START

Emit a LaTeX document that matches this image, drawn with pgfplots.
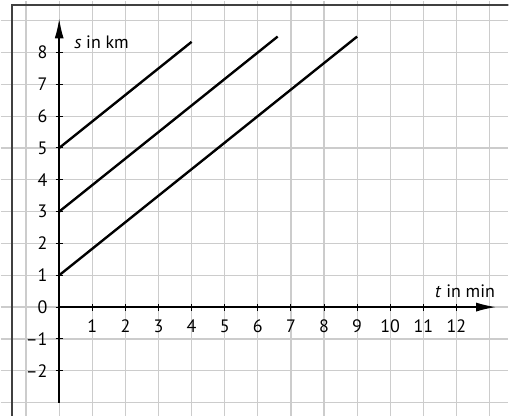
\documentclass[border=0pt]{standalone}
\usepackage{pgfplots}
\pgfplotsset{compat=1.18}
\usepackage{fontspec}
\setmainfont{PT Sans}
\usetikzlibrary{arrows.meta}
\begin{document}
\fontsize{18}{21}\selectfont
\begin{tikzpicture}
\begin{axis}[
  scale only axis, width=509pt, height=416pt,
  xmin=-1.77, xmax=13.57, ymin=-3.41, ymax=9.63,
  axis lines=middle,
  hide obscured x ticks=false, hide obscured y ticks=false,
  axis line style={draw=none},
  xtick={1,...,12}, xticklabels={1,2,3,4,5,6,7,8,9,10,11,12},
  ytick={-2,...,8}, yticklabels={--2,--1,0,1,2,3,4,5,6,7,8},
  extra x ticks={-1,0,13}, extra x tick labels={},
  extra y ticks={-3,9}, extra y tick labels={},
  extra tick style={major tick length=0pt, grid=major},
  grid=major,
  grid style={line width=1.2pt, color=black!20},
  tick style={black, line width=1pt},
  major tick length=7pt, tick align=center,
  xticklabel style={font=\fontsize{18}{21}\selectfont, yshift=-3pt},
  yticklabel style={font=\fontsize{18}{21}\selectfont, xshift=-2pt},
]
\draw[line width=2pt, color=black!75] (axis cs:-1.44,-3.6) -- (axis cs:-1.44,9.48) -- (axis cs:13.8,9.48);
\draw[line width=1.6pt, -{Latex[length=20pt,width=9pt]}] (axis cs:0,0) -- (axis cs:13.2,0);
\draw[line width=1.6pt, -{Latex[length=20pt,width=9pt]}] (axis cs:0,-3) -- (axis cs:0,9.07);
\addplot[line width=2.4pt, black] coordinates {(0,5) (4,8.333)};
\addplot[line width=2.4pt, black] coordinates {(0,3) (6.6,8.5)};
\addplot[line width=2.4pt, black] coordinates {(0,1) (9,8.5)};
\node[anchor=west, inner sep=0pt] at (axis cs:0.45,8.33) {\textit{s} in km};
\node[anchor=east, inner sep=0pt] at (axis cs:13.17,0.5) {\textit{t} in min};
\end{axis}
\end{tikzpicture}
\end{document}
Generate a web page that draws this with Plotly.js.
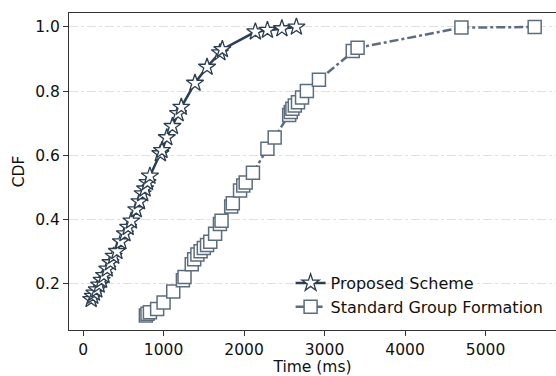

END

*TASK INSTRUCTIONS:*
Which lines of the data include "with"? Copy each of them.

*EXERCISE RESPONSE:*
Emit a LaTeX document that matches this image, drawn with pgfplots.
Generate a web page that draws this with Plotly.js.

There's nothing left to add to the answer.